Ich fotografiere auch Fashion und Portraits, Menschen mit Kleidung, im Alltag oder inszeniert. Aber die Aktfotografie hat für mich einen besonderen Reiz – nicht wegen der Nacktheit an sich, sondern weil sie aus dem Gewöhnlichen herausführt. Kleidung ist unser tägliches Kostüm, oft festgelegt, oft begrenzend. Wer hat schon einen Theaterfundus zur Verfügung? Mit Kleidung ein außergewöhnliches Bild zu schaffen, erfordert viel Aufwand. Ein nackter Körper dagegen ist von sich aus schon ungewöhnlich – nicht alltäglich, nicht selbstverständlich. Und genau darin liegt für mich ein künstlerischer „Kick“: Mit wenig Mitteln eine starke, außergewöhnliche Wirkung zu erzielen.

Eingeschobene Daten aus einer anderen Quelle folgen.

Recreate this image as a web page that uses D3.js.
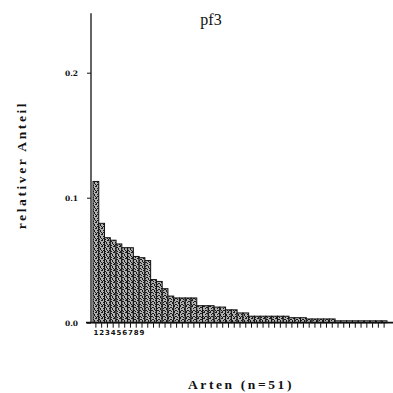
<!DOCTYPE html>
<html>
<head>
<meta charset="utf-8">
<script src="https://cdn.jsdelivr.net/npm/d3@7"></script>
<style>
  html, body { margin: 0; padding: 0; background: #fff; }
  svg { display: block; }
</style>
</head>
<body>
<svg id="chart" width="393" height="393"></svg>
<script>
// ---- data ----
const title = "pf3";
const xLabel = "Arten (n=51)";
const yLabel = "relativer Anteil";
const species = d3.range(1, 52);
const shares = [
  0.113, 0.0795, 0.068, 0.066, 0.063, 0.060, 0.060, 0.053, 0.052, 0.0497,
  0.0345, 0.033, 0.0272, 0.0213, 0.0198, 0.0198, 0.0198, 0.0198, 0.0136, 0.0136,
  0.0136, 0.0125, 0.0125, 0.0103, 0.0103, 0.0078, 0.0078, 0.0052, 0.0052, 0.0052,
  0.0052, 0.0052, 0.0052, 0.0052, 0.0040, 0.0040, 0.0040, 0.0030, 0.0030, 0.0030,
  0.0030, 0.0030, 0.0015, 0.0015, 0.0015, 0.0015, 0.0015, 0.0015, 0.0015, 0.0015,
  0.0015
];
const yTicks = [0, 0.1, 0.2];
const xTickLabels = [1, 2, 3, 4, 5, 6, 7, 8, 9];

// ---- layout ----
const svg = d3.select("#chart");
const x0 = 93, x1 = 387;
const yBase = 322.7, yTopVal = 0.25, yTopPx = 10.2;

const x = d3.scaleBand().domain(species).range([x0, x1]).padding(0);
const y = d3.scaleLinear().domain([0, yTopVal]).range([yBase, yTopPx]);

// stipple pattern
const defs = svg.append("defs");
const pat = defs.append("pattern")
  .attr("id", "stip").attr("patternUnits", "userSpaceOnUse")
  .attr("width", 6).attr("height", 6);
pat.append("rect").attr("width", 6).attr("height", 6).attr("fill", "#b0b0b0");
[[0,0],[3,1],[5,0],[1,2],[4,3],[2,4],[0,5],[5,4],[3,5],[1,4],[2,1],[4,2]].forEach(([a,b]) => {
  pat.append("rect").attr("x", a).attr("y", b).attr("width", 1).attr("height", 1).attr("fill", "#1a1a1a");
});

// bars
svg.append("g").selectAll("rect").data(species).join("rect")
  .attr("x", d => x(d))
  .attr("y", (d, i) => y(shares[i]))
  .attr("width", x.bandwidth())
  .attr("height", (d, i) => yBase - y(shares[i]))
  .attr("fill", "url(#stip)")
  .attr("stroke", "#111")
  .attr("stroke-width", 1);

// x axis
const xAxis = d3.axisBottom(x)
  .tickSize(5)
  .tickSizeOuter(0)
  .tickFormat(d => xTickLabels.includes(d) ? String(d) : "");
const gx = svg.append("g").attr("transform", `translate(0,${yBase})`).call(xAxis);
gx.select(".domain").remove();
gx.selectAll(".tick line").attr("stroke", "#111").attr("stroke-width", 1);
gx.selectAll(".tick text")
  .attr("font-family", "'DejaVu Sans', sans-serif")
  .attr("font-weight", "bold").attr("font-size", 7).attr("fill", "#111")
  .attr("dy", "0.6em");
svg.append("line")
  .attr("x1", 86).attr("x2", 393).attr("y1", yBase).attr("y2", yBase)
  .attr("stroke", "#111").attr("stroke-width", 1.8);

// y axis
const yAxis = d3.axisLeft(y).tickValues(yTicks).tickSize(4).tickSizeOuter(0)
  .tickPadding(9).tickFormat(d3.format(".1f"));
const gy = svg.append("g").attr("transform", `translate(91,0)`).call(yAxis);
gy.select(".domain").remove();
gy.selectAll(".tick line").attr("stroke", "#111");
gy.selectAll(".tick text")
  .attr("font-family", "'DejaVu Serif', serif")
  .attr("font-weight", "bold").attr("font-size", 7.5).attr("fill", "#111");
svg.append("line")
  .attr("x1", 91).attr("x2", 91).attr("y1", yBase).attr("y2", y(0.2476))
  .attr("stroke", "#111").attr("stroke-width", 1.3);

// title
svg.append("text").attr("x", 211).attr("y", 25).attr("text-anchor", "middle")
  .attr("font-family", "'Liberation Serif', serif").attr("font-size", 16)
  .attr("fill", "#111").text(title);

// y label
svg.append("text")
  .attr("transform", "translate(26,165) rotate(-90)")
  .attr("text-anchor", "middle")
  .attr("font-family", "'Liberation Serif', serif").attr("font-weight", "bold")
  .attr("font-size", 13.5).attr("letter-spacing", 2.6).attr("fill", "#111")
  .text(yLabel);

// x label
svg.append("text").attr("x", 241).attr("y", 389).attr("text-anchor", "middle")
  .attr("font-family", "'Liberation Serif', serif").attr("font-weight", "bold")
  .attr("font-size", 13.5).attr("letter-spacing", 2.6).attr("fill", "#111")
  .text(xLabel);
</script>
</body>
</html>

Interessanterweise erlebe ich auch oft, dass sich viele Modelle nackt sogar freier fühlen – fast befreit von Rollen, Erwartungen oder modischer Codierung. Kleidung kann schnell langweilig wirken, während die gleiche Pose ohne Kleidung plötzlich Präsenz bekommt. Vielleicht liegt es daran, dass Nacktheit eben nicht alltäglich ist – und damit automatisch mehr Bedeutung trägt.

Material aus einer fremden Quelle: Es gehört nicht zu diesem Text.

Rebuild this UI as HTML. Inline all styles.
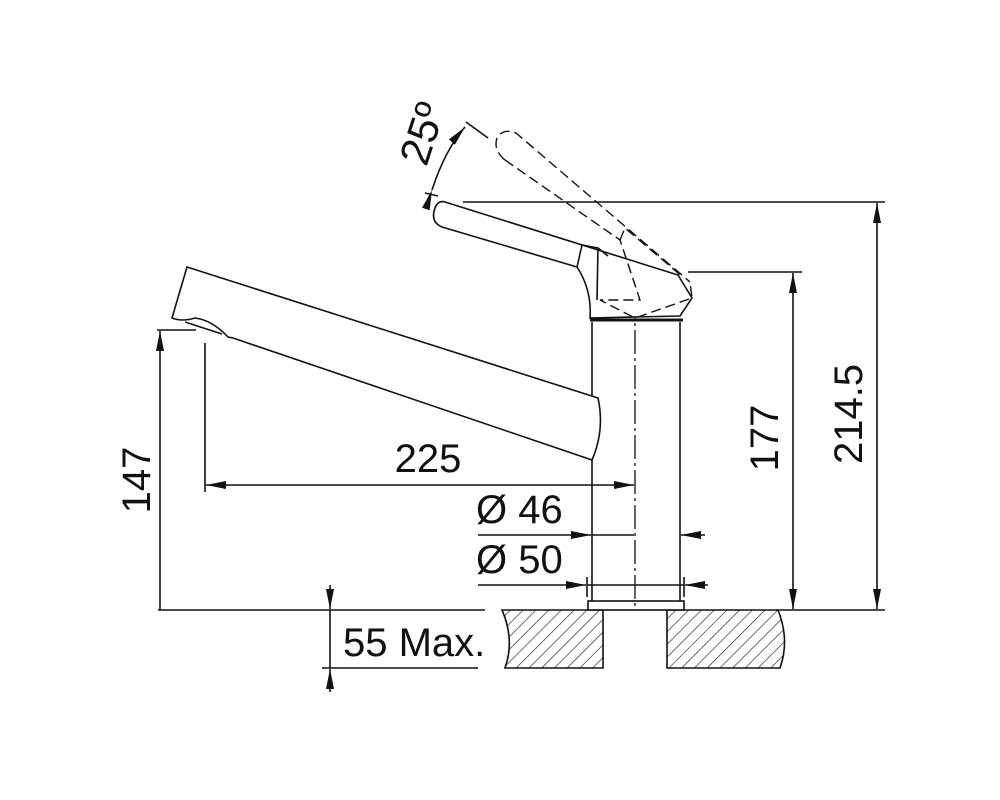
<!DOCTYPE html>
<html><head><style>body{margin:0;background:#fff}svg{display:block}text{font-family:"Liberation Sans",sans-serif;fill:#111}</style></head>
<body>
<svg width="1000" height="800" viewBox="0 0 1000 800" xmlns="http://www.w3.org/2000/svg">
<defs>
<marker id="a" viewBox="0 0 20 8" refX="20" refY="4" markerWidth="20" markerHeight="8" orient="auto" markerUnits="userSpaceOnUse"><path d="M0,0L20,4L0,8z" fill="#111"/></marker>
<pattern id="h" width="9" height="9" patternUnits="userSpaceOnUse" patternTransform="rotate(45)"><line x1="0" y1="0" x2="0" y2="9" stroke="#222" stroke-width="1.3"/></pattern>
</defs>
<g stroke="#111" stroke-width="1.6" fill="none">
<path d="M502,610 L603,610 L603,668 L505,668 Q515,640 502,610z" fill="url(#h)"/>
<path d="M667,610 L778,610 Q790,640 780,668 L667,668z" fill="url(#h)"/>
<rect x="588" y="601" width="96" height="9" fill="#fff"/>
<line x1="592" y1="322" x2="592" y2="601"/>
<line x1="680" y1="322" x2="680" y2="601"/>
<line x1="590" y1="320" x2="683" y2="320" stroke-width="3"/>
<line x1="635" y1="295" x2="635" y2="606" stroke-dasharray="24,4,3,4" stroke-width="1.3"/>
<path d="M187,267 L598,398 Q605,430 592,460 L233,338 L228,337 Q212,320 195,318 Q182,322 172,318 L187,267z" fill="#fff"/>
<path d="M185,322 L222,334"/>
<path d="M445,202 L678,275 L692,298 L680,316 L590,318 Q592,290 577,267 L442,227 Q430,222 435,208 Q438,200 445,202z" fill="#fff"/>
<path d="M577,267 L582,245 L598,248 L597,300 M598,248 L608,256"/>
<g stroke-dasharray="10,5" stroke-width="1.4">
<path d="M505,160 Q493,150 497,138 Q503,128 516,133 L690,282"/>
<path d="M505,160 L620,240 L640,300 L600,300 L635,318 L692,298 L690,282"/>
<path d="M620,240 L625,228 L684,278"/>
</g>
<path d="M432,190 Q445,150 465,127" marker-start="url(#a)" marker-end="url(#a)"/>
<line x1="425" y1="193" x2="438" y2="196"/>
<line x1="466" y1="122" x2="488" y2="138"/>
<line x1="463" y1="202" x2="885" y2="202"/>
<line x1="688" y1="272" x2="802" y2="272"/>
<line x1="157" y1="330" x2="196" y2="330"/>
<line x1="205" y1="343" x2="205" y2="492"/>
<line x1="158" y1="610" x2="485" y2="610"/>
<line x1="776" y1="610" x2="885" y2="610"/>
<line x1="322" y1="668" x2="478" y2="668"/>
<line x1="587" y1="577" x2="587" y2="597"/>
<line x1="684" y1="577" x2="684" y2="597"/>
<line x1="160" y1="610" x2="160" y2="331" marker-end="url(#a)"/>
<line x1="793" y1="440" x2="793" y2="273" marker-end="url(#a)"/>
<line x1="793" y1="440" x2="793" y2="609" marker-end="url(#a)"/>
<line x1="877" y1="400" x2="877" y2="203" marker-end="url(#a)"/>
<line x1="877" y1="400" x2="877" y2="609" marker-end="url(#a)"/>
<line x1="420" y1="485" x2="206" y2="485" marker-end="url(#a)"/>
<line x1="420" y1="485" x2="634" y2="485" marker-end="url(#a)"/>
<line x1="478" y1="535" x2="591" y2="535" marker-end="url(#a)"/>
<line x1="705" y1="535" x2="681" y2="535" marker-end="url(#a)"/>
<line x1="634" y1="535" x2="592" y2="535"/>
<line x1="478" y1="585" x2="586" y2="585" marker-end="url(#a)"/>
<line x1="708" y1="585" x2="685" y2="585" marker-end="url(#a)"/>
<line x1="587" y1="585" x2="684" y2="585"/>
<line x1="330" y1="585" x2="330" y2="609" marker-end="url(#a)"/>
<line x1="330" y1="692" x2="330" y2="669" marker-end="url(#a)"/>
<line x1="330" y1="610" x2="330" y2="668"/>
</g>
<g font-size="40">
<text x="428" y="472" text-anchor="middle">225</text>
<text x="476" y="523">Ø 46</text>
<text x="476" y="573">Ø 50</text>
<text x="343" y="656">55 Max.</text>
<text transform="translate(150,480) rotate(-90)" text-anchor="middle">147</text>
<text transform="translate(778,438) rotate(-90)" text-anchor="middle">177</text>
<text transform="translate(862,414) rotate(-90)" text-anchor="middle">214.5</text>
<text transform="translate(436,138) rotate(-72)" text-anchor="middle" font-size="42">25º</text>
</g>
</svg>
</body></html>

In meinen Arbeiten geht es um Präsenz, Stolz und Selbstbewusstsein. „Schau, ich bin nackt – und mir gefällt das!“ Diese Haltung inspiriert mich. Ich lehne devot dargestellte Körper oder entmündigende Blickwinkel ab. Posen von oben herab? Nicht mein Stil. Helmut Newton ist ein Vorbild für mich – seine Frauen sind stark, stolz und unübersehbar.

Dabei ist Respekt das Fundament meiner Arbeit. Ich schaffe einen geschützten Raum: frischer Bademantel, Slipper, Getränke, Snacks – kleine Dinge mit großer Wirkung. Und die wichtigste Regel lautet: Don’t touch the model. Vertrauen ist alles.

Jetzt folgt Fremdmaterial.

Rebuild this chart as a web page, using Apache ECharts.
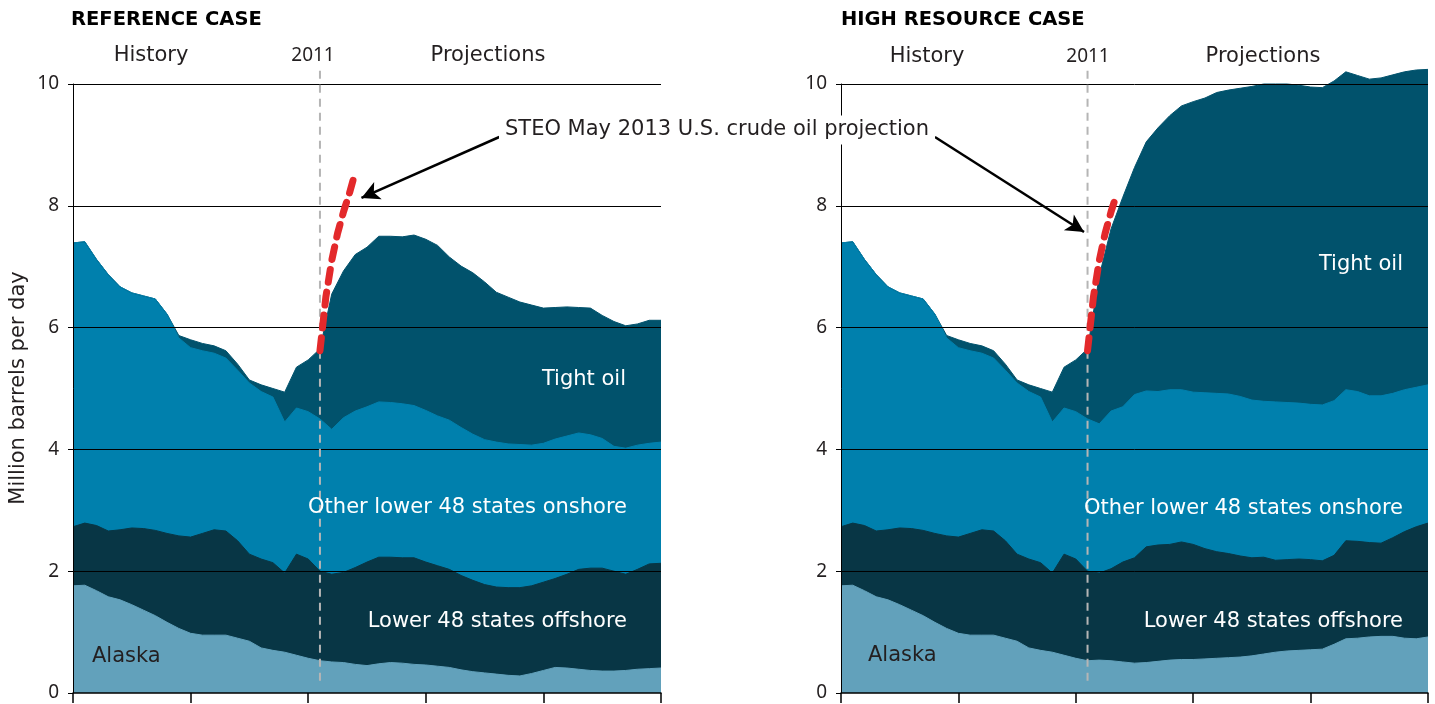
<!DOCTYPE html>
<html>
<head>
<meta charset="utf-8">
<script src="https://cdn.jsdelivr.net/npm/echarts@6/dist/echarts.min.js"></script>
<style>
  html, body { margin: 0; padding: 0; background: #fff; }
  #chart { width: 1435px; height: 704px; }
</style>
</head>
<body>
<div id="chart"></div>
<script>
// years on the x axis
const histYears = [1990, 1991, 1992, 1993, 1994, 1995, 1996, 1997, 1998, 1999, 2000,
  2001, 2002, 2003, 2004, 2005, 2006, 2007, 2008, 2009, 2010, 2011]
const projYears = [2012, 2013, 2014, 2015, 2016, 2017, 2018, 2019, 2020, 2021, 2022,
  2023, 2024, 2025, 2026, 2027, 2028, 2029, 2030, 2031, 2032, 2033, 2034, 2035,
  2036, 2037, 2038, 2039, 2040]

// history (same in both cases), million barrels per day
const alaskaHist = [1.76, 1.77, 1.68, 1.58, 1.53, 1.45, 1.36, 1.27, 1.16, 1.06, 0.98,
  0.95, 0.95, 0.95, 0.90, 0.85, 0.74, 0.70, 0.67, 0.62, 0.57, 0.53]
const offshoreHist = [0.97, 1.02, 1.07, 1.08, 1.15, 1.26, 1.34, 1.40, 1.46, 1.52, 1.58,
  1.67, 1.73, 1.71, 1.60, 1.43, 1.46, 1.44, 1.30, 1.66, 1.63, 1.47]
const onshoreHist = [4.66, 4.62, 4.37, 4.21, 3.99, 3.86, 3.82, 3.80, 3.60, 3.25, 3.11,
  3.00, 2.90, 2.84, 2.80, 2.81, 2.75, 2.72, 2.48, 2.40, 2.42, 2.50]
const tightHist = [0, 0, 0, 0, 0, 0, 0, 0, 0, 0.04, 0.13,
  0.12, 0.12, 0.12, 0.10, 0.05, 0.11, 0.14, 0.49, 0.67, 0.85, 1.15]

// reference case projections
const alaskaRef = [0.51, 0.50, 0.47, 0.45, 0.48, 0.50, 0.49, 0.47, 0.46, 0.44, 0.42,
  0.38, 0.35, 0.33, 0.31, 0.29, 0.28, 0.32, 0.37, 0.42, 0.41, 0.39, 0.37, 0.36,
  0.36, 0.37, 0.39, 0.40, 0.41]
const offshoreRef = [1.44, 1.48, 1.59, 1.70, 1.75, 1.73, 1.73, 1.75, 1.69, 1.65, 1.61,
  1.55, 1.50, 1.45, 1.43, 1.44, 1.45, 1.44, 1.45, 1.46, 1.54, 1.64, 1.68, 1.69,
  1.64, 1.58, 1.64, 1.72, 1.72]
const onshoreRef = [2.38, 2.54, 2.57, 2.55, 2.55, 2.54, 2.53, 2.50, 2.49, 2.46, 2.45,
  2.43, 2.40, 2.38, 2.38, 2.36, 2.35, 2.31, 2.28, 2.29, 2.27, 2.24, 2.19, 2.13,
  2.05, 2.07, 2.04, 1.98, 1.99]
const tightRef = [2.22, 2.41, 2.57, 2.62, 2.72, 2.73, 2.74, 2.80, 2.81, 2.80, 2.68,
  2.65, 2.65, 2.59, 2.46, 2.41, 2.34, 2.30, 2.22, 2.16, 2.12, 2.06, 2.08, 2.02,
  2.05, 2.01, 1.99, 2.02, 2.00]

// high resource case projections
const alaskaHigh = [0.54, 0.53, 0.51, 0.49, 0.50, 0.52, 0.54, 0.55, 0.55, 0.56, 0.57,
  0.58, 0.59, 0.61, 0.64, 0.67, 0.69, 0.70, 0.71, 0.72, 0.80, 0.89, 0.90, 0.92,
  0.93, 0.93, 0.90, 0.89, 0.92]
const offshoreHigh = [1.43, 1.51, 1.64, 1.73, 1.90, 1.91, 1.90, 1.93, 1.89, 1.81, 1.75,
  1.71, 1.66, 1.61, 1.59, 1.51, 1.50, 1.50, 1.48, 1.45, 1.46, 1.61, 1.59, 1.55,
  1.53, 1.62, 1.75, 1.84, 1.87]
const onshoreHigh = [2.45, 2.59, 2.55, 2.68, 2.56, 2.52, 2.54, 2.50, 2.50, 2.56, 2.60,
  2.62, 2.62, 2.59, 2.56, 2.60, 2.58, 2.56, 2.55, 2.56, 2.54, 2.48, 2.46, 2.41,
  2.42, 2.37, 2.33, 2.29, 2.27]
const tightHigh = [2.43, 2.99, 3.44, 3.73, 4.09, 4.33, 4.50, 4.66, 4.77, 4.84, 4.94,
  4.99, 5.06, 5.15, 5.21, 5.22, 5.23, 5.22, 5.21, 5.21, 5.25, 5.22, 5.19, 5.20,
  5.22, 5.23, 5.22, 5.21, 5.18]

// STEO May 2013 projection (red dashes)
const steoYears = [2011, 2011.5, 2012, 2012.5, 2013, 2013.5, 2014]
const steoValues = [5.62, 6.5, 7.1, 7.55, 7.9, 8.2, 8.55]

const yTicks = [2, 4, 6, 8, 10]
const splitYear = 2011
const splitSpan = [0.2, 10.25]

const FONT = '"Noto Sans", sans-serif'
const LABEL_FONT = '"DejaVu Sans", sans-serif'
const colors = {
  alaska: '#62a1bb',
  offshore: '#083645',
  onshore: '#0080ad',
  tight: '#01526c'
}

const years = histYears.concat(projYears)
const pairs = (xs, vs) => xs.map((x, i) => [x, vs[i]])

const chart = echarts.init(document.getElementById('chart'))

const grids = [
  { left: 73, width: 588, top: 84, height: 609 },
  { left: 841, width: 587, top: 84, height: 609 }
]

const cases = [
  {
    layers: [
      [alaskaHist.concat(alaskaRef), colors.alaska],
      [offshoreHist.concat(offshoreRef), colors.offshore],
      [onshoreHist.concat(onshoreRef), colors.onshore],
      [tightHist.concat(tightRef), colors.tight]
    ],
    steo: pairs(steoYears, steoValues),
    arrow: [[2026.25, 9.13], [2014.53, 8.13]]
  },
  {
    layers: [
      [alaskaHist.concat(alaskaHigh), colors.alaska],
      [offshoreHist.concat(offshoreHigh), colors.offshore],
      [onshoreHist.concat(onshoreHigh), colors.onshore],
      [tightHist.concat(tightHigh), colors.tight]
    ],
    steo: pairs(steoYears.slice(0, 6), steoValues.slice(0, 6)),
    arrow: [[1998, 9.13], [2010.7, 7.57]]
  }
]

const xAxes = grids.map((g, i) => ({
  gridIndex: i,
  type: 'value',
  min: 1990,
  max: 2040,
  interval: 10,
  z: 10,
  axisLine: { lineStyle: { color: '#000', width: 1.5 } },
  axisTick: { length: 10, lineStyle: { color: '#000', width: 1.5 } },
  axisLabel: { show: false },
  splitLine: { show: false }
}))

const yAxes = grids.map((g, i) => ({
  gridIndex: i,
  type: 'value',
  min: 0,
  max: 10,
  interval: 2,
  z: 10,
  axisLine: { show: true, lineStyle: { color: '#000', width: 1 } },
  axisTick: { show: true, length: 5, lineStyle: { color: '#000' } },
  axisLabel: { fontSize: 19, color: '#231f20', margin: 14, fontFamily: FONT },
  splitLine: { show: false }
}))

const series = []
cases.forEach((c, i) => {
  // running totals, top layer drawn first so lower layers sit on top of it
  const tops = []
  c.layers.forEach(([vals], k) => {
    tops.push(vals.map((v, j) => +(v + (k ? tops[k - 1][j] : 0)).toFixed(2)))
  })
  for (let k = c.layers.length - 1; k >= 0; k--) {
    const color = c.layers[k][1]
    const s = {
      type: 'line',
      xAxisIndex: i,
      yAxisIndex: i,
      symbol: 'none',
      silent: true,
      clip: false,
      lineStyle: { width: 1, color: color },
      areaStyle: { color: color, opacity: 1, origin: 'start' },
      data: pairs(years, tops[k])
    }
    if (k === 0) {
      // gridlines drawn over the areas
      s.markLine = {
        silent: true,
        symbol: 'none',
        z: 5,
        label: { show: false },
        lineStyle: { color: '#000', width: 1, type: 'solid' },
        data: yTicks.map((v) => ({ yAxis: v }))
      }
    }
    series.push(s)
  }

  // 2011 history / projection divider
  series.push({
    type: 'line',
    xAxisIndex: i,
    yAxisIndex: i,
    symbol: 'none',
    silent: true,
    clip: false,
    z: 6,
    lineStyle: { color: '#b5b5b5', width: 2, type: [8, 6] },
    data: [[splitYear, splitSpan[0]], [splitYear, splitSpan[1]]]
  })

  series.push({
    type: 'line',
    xAxisIndex: i,
    yAxisIndex: i,
    symbol: 'none',
    silent: true,
    clip: false,
    z: 7,
    lineStyle: { color: '#e3292b', width: 7, type: [13, 10], cap: 'round' },
    data: c.steo,
    markLine: {
      silent: true,
      z: 8,
      label: { show: false },
      symbol: ['none', 'arrow'],
      symbolSize: [14, 18],
      lineStyle: { color: '#000', width: 2.5, type: 'solid' },
      data: [[{ coord: c.arrow[0] }, { coord: c.arrow[1] }]]
    }
  })
})

const txt = (text, x, y, align, opts) => Object.assign({
  type: 'text',
  x: x,
  y: y,
  z: 20,
  style: Object.assign({
    text: text,
    fill: '#231f20',
    font: '21px ' + LABEL_FONT,
    align: align,
    verticalAlign: 'middle'
  }, (opts && opts.style) || {})
}, (opts && opts.el) || {})

const white = { style: { fill: '#fff' } }
const head = { style: { font: 'bold 19.5px ' + LABEL_FONT, fill: '#000' } }
const num = { style: { font: '19px ' + FONT } }

const graphic = [
  txt('REFERENCE CASE', 71, 20, 'left', head),
  txt('HIGH RESOURCE CASE', 841, 20, 'left', head),
  txt('History', 151, 56, 'center'),
  txt('2011', 313, 56, 'center', num),
  txt('Projections', 488, 56, 'center'),
  txt('History', 927, 57, 'center'),
  txt('2011', 1088, 57, 'center', num),
  txt('Projections', 1263, 57, 'center'),
  txt('STEO May 2013 U.S. crude oil projection', 717, 130, 'center',
    { style: { backgroundColor: '#fff', padding: [4, 6] } }),
  txt('Tight oil', 626, 380, 'right', white),
  txt('Other lower 48 states onshore', 627, 508, 'right', white),
  txt('Lower 48 states offshore', 627, 622, 'right', white),
  txt('Alaska', 92, 657, 'left'),
  txt('Tight oil', 1403, 265, 'right', white),
  txt('Other lower 48 states onshore', 1403, 509, 'right', white),
  txt('Lower 48 states offshore', 1403, 622, 'right', white),
  txt('Alaska', 868, 656, 'left'),
  txt('Million barrels per day', 19, 388, 'center', { el: { rotation: Math.PI / 2 } })
]

chart.setOption({
  animation: false,
  textStyle: { fontFamily: FONT },
  grid: grids,
  xAxis: xAxes,
  yAxis: yAxes,
  series: series,
  graphic: graphic
})
</script>
</body>
</html>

Natürlich begegne ich Vorurteilen. Als weißer, männlicher Fotograf über 50 passe ich zu gut ins Feindbild vieler Kritiker. Die „Titten-Fotograf“-Ecke ist schnell erreicht – aber ich arbeite mit einem hohen Anspruch und lasse meine Partnerin jede Serie gegenchecken. Kein Bild verlässt mein Studio, das nicht Haltung und Würde zeigt.

Denn Aktfotografie ist nicht Pornografie. Der Unterschied liegt in der Sorgfalt: In der Bildgestaltung, im Spiel mit Licht, Schatten und Unschärfe. Pornografie will alles zeigen, lässt nichts offen. Aktfotografie lädt zum Hinsehen ein – und lässt dennoch Raum für Fantasie.

In meinen Bildern geht es nicht um Haut, sondern um Haltung – um den Mut, sich zu zeigen, und die Kunst, das Unsichtbare sichtbar zu machen.